背景と目的
・本研究会は24回目の開催となります。近年はオンラインでの配信も含め、ハイブリットでの開催を実施してまいりました。新型コロナウイルスの感染も一定の終息を迎え、改めて学術の場が失われたことを実感していることと思います。現在も感染予防には配慮を重ね、慎重な開催が求められる中、それでも学術環境は少しずつが得られるようになってきています。大切なことは、学術の活動拠点を忘れず、新たな形も模索しながら、その環境を提供することが重要であると考えています。今般、令和5(2023)年9月3日(日)に、第24回脳神経科学東京セミナー(主催:運動神経科学研究会 代表:小松泰喜)を「日本大学 三軒茶屋キャンパス1号館:〒154-8513 東京都世田谷区下馬3-34-1」において開催する運びとなりました。

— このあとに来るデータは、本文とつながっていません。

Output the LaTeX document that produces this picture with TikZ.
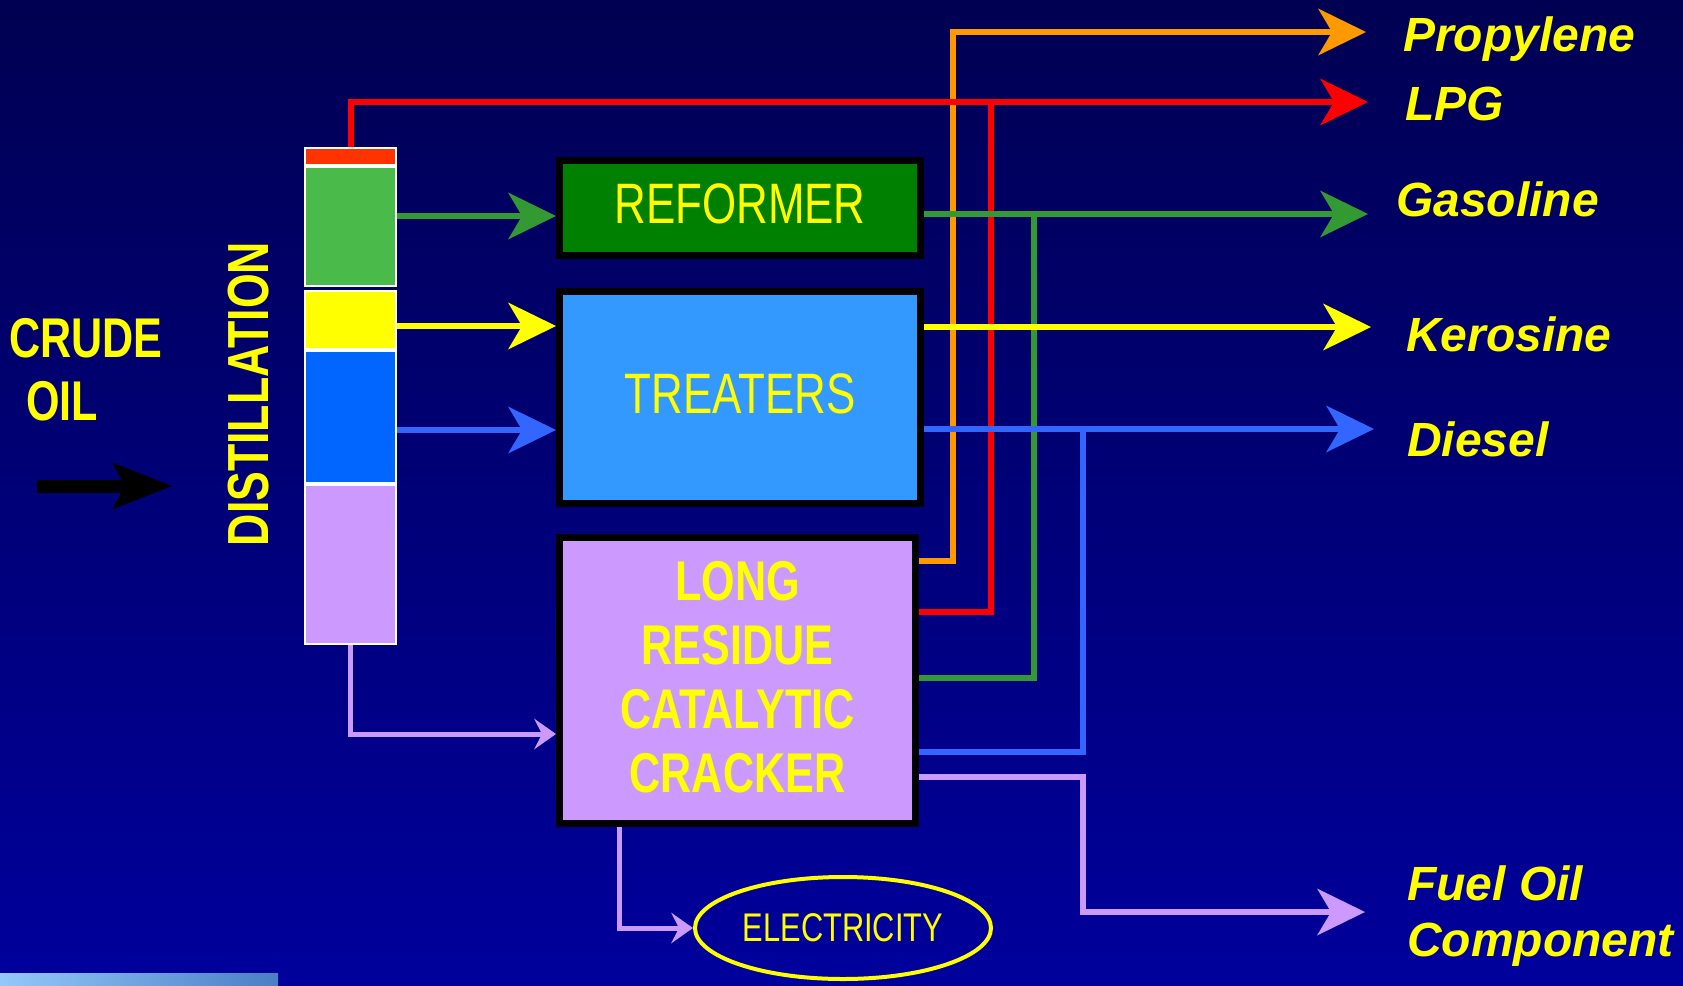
\documentclass[tikz,border=0pt]{standalone}
\usepackage{fontspec}
\setmainfont{Liberation Sans}
\newfontfamily\condfont[FakeStretch=0.77]{Liberation Sans}
\usepackage{tikz}
\usetikzlibrary{arrows.meta,shapes.geometric}
\definecolor{bgtop}{HTML}{000052}
\definecolor{bgbot}{HTML}{00009C}
\definecolor{flowred}{HTML}{FF0000}
\definecolor{floworange}{HTML}{FF9900}
\definecolor{flowgreen}{HTML}{339933}
\definecolor{flowyellow}{HTML}{FFFF00}
\definecolor{flowblue}{HTML}{3366FF}
\definecolor{flowlilac}{HTML}{CC99FF}
\definecolor{cutred}{HTML}{FF3300}
\definecolor{cutgreen}{HTML}{4ABA4A}
\definecolor{cutblue}{HTML}{0066FF}
\definecolor{reformgreen}{HTML}{008000}
\definecolor{treatblue}{HTML}{3399FF}
\definecolor{barlight}{HTML}{94C8FA}
\definecolor{bardark}{HTML}{4A7EC6}
\tikzset{
  flowline/.style={line width=6pt},
  flowarrow/.style={flowline,-{Stealth[length=48pt,width=47pt,inset=14pt,line width=0pt]}},
  smallarrow/.style={line width=5pt,-{Stealth[length=22pt,width=31pt,inset=8pt,line width=0pt]}},
  feedarrow/.style={line width=13pt,black,-{Stealth[length=60pt,width=47pt,inset=13pt,line width=0pt]}},
  cell/.style={draw=white,line width=2pt,minimum width=91pt,inner sep=0pt},
  unitbox/.style={draw=black,line width=7pt,text=flowyellow,align=center,inner sep=0pt,text depth=8pt,
    font=\condfont\fontsize{57}{64}\selectfont},
  heading/.style={text=flowyellow,inner sep=0pt,font=\condfont\bfseries\fontsize{56}{63}\selectfont},
  product/.style={text=flowyellow,inner sep=0pt,anchor=base west,align=left,
    font=\bfseries\itshape\fontsize{48}{56}\selectfont}
}

\begin{document}
\begin{tikzpicture}[x=1pt,y=-1pt]
    \useasboundingbox (0,0) rectangle (1683,985);
    \shade[top color=bgtop,bottom color=bgbot] (0,0) rectangle (1683,985);
    \shade[left color=barlight,right color=bardark] (0,973) rectangle (278,985);

    \node[heading,anchor=base] (crude) at (86,357) {CRUDE};
    \node[heading,anchor=base] (oil) at (62,420) {OIL};
    \coordinate (feedtail) at (37,486);
    \coordinate (feedtip) at (172,486);
    \draw[feedarrow] (feedtail) -- (feedtip);
    \node[heading,rotate=90,font=\condfont\bfseries\fontsize{58}{64}\selectfont] (distil) at (249,394) {DISTILLATION};

    \foreach \nm/\cutcol/\ya/\yb in {cellR/cutred/147/166,cellG/cutgreen/166/287,cellY/flowyellow/290/350,cellB/cutblue/350/484,cellL/flowlilac/484/645}
      \node[cell,fill=\cutcol,minimum height={\yb-\ya-2}] (\nm) at (350.5,{(\ya+\yb)/2}) {};

    \node[unitbox,fill=reformgreen,minimum width=361pt,minimum height=95pt] (reformer) at (740,208) {REFORMER};
    \node[unitbox,fill=treatblue,minimum width=361pt,minimum height=212pt] (treaters) at (740,397.5) {TREATERS};
    \node[unitbox,fill=flowlilac,minimum width=356pt,minimum height=286pt,
      font=\condfont\bfseries\fontsize{56}{64}\selectfont] (lrcc) at (737.5,680.5) {LONG\\RESIDUE\\CATALYTIC\\CRACKER};
    \node[ellipse,draw=flowyellow,line width=4pt,minimum width=296pt,minimum height=102pt,inner sep=0pt,
      text=flowyellow,font=\condfont\fontsize{40}{48}\selectfont] (elec) at (843,928) {ELECTRICITY};

    \node[product] (propylene) at (1403,51) {Propylene};
    \node[product] (lpg) at (1405,120) {LPG};
    \node[product] (gasoline) at (1396,216) {Gasoline};
    \node[product] (kerosine) at (1406,351) {Kerosine};
    \node[product] (diesel) at (1407,456) {Diesel};
    \node[product] (fueloil) at (1407,956) {Fuel Oil\\Component};

    \coordinate (tipProp) at (1366,32);
    \coordinate (tipLPG) at (1368,102);
    \coordinate (tipGas) at (1368,214);
    \coordinate (tipKero) at (1371,327);
    \coordinate (tipDiesel) at (1374,429);
    \coordinate (tipFuel) at (1365,912);
    \coordinate (jOrange) at (953,32);
    \coordinate (jRed) at (991,102);
    \coordinate (jGreen) at (1034,214);
    \coordinate (jBlue) at (1083,429);
    \coordinate (jFuel) at (1083,912);

    \draw[flowarrow,floworange] (lrcc.east |- 0,561) -| (jOrange) -- (tipProp);
    \draw[flowline,flowred] (lrcc.east |- 0,612) -| (jRed);
    \draw[flowline,flowgreen] (lrcc.east |- 0,678) -| (jGreen);
    \draw[flowline,flowblue] (lrcc.east |- 0,752) -| (jBlue);
    \draw[flowarrow,flowlilac] (lrcc.east |- 0,777) -| (jFuel) -- (tipFuel);

    \draw[flowarrow,flowred] (cellR.north) |- (tipLPG);
    \draw[flowarrow,flowgreen] (cellG.east |- 0,216) -- (reformer.west |- 0,216);
    \draw[flowarrow,flowyellow] (cellY.east |- 0,326) -- (treaters.west |- 0,326);
    \draw[flowarrow,flowblue] (cellB.east |- 0,430) -- (treaters.west |- 0,430);
    \draw[smallarrow,flowlilac] (cellL.south) |- (lrcc.west |- 0,734);
    \draw[smallarrow,flowlilac] (lrcc.south -| 619,0) |- (elec.west);

    \draw[flowarrow,flowgreen] (reformer.east |- tipGas) -- (tipGas);
    \draw[flowarrow,flowyellow] (treaters.east |- tipKero) -- (tipKero);
    \draw[flowarrow,flowblue] (treaters.east |- tipDiesel) -- (tipDiesel);
\end{tikzpicture}
\end{document}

開催方法は対面開催を基本とし、一部講師の都合もあってオンライン配信となりますが、十分な感染症対策を実施し、対面での会場開催とさせていただく予定です。
・また、いわゆる神経リハビリテーションとして、神経科学を基盤としたこれまでのあゆみを振り返り、臨床医学における臨床知や実践知をもとに、脳・脊髄機能を中心に目まぐるしい知見を整理したうえで、多くの研究成果と臨床効果を話題にしてきています。中でも、障害のあるアスリートの脳はニューロリハビリテーション(以下、ニューロリハ)の手本であることから、パラリンピアンを中心に、スポーツ脳科学による脳の再構築についての解説の他、身体動作のダイナミクス(身体各部の時間的変化)など、運動学習の過程を計算論として理解し、運動制御や学習に関する知識と基盤となる研究の紹介を重ねて取り上げていきます。
・神経生理学等の基礎医学、リハ医学、脳神経外科学、神経内科学、精神医学等の臨床医学、工学、社会科学など、横断的な学際領域は留まるところを知らず、重要な知見が生まれ、幅広い学問領域による障害克服に向けた変革が必要とされています。反面、リハ専門職(リハ医、理学療法士、作業療法士など)にとって職能の確立は急務であり、「臨床知を感性で終わらない」、「培った治療技術をいかに科学の本質として捉えるか」という点では、今もその学問的背景が十分ではない事実があります。
・第24回東京セミナーでは、これまで以上に、リハ専門職の他、臨床応用が広まっているニューロモデュレーションを取り上げ、身体への制御や動作の対する影響や臨床的な新たな観点を省察でき、基礎理学・作業療法学の先進的研究活動の推進につながる臨床思考過程として、治療効果への影響を取り上げることとしました。リハビリテーション医学としてさらなる脳・脊髄の神経活動の計測技術の進歩が多くの可能性を持ち、議論し合う内容となっています。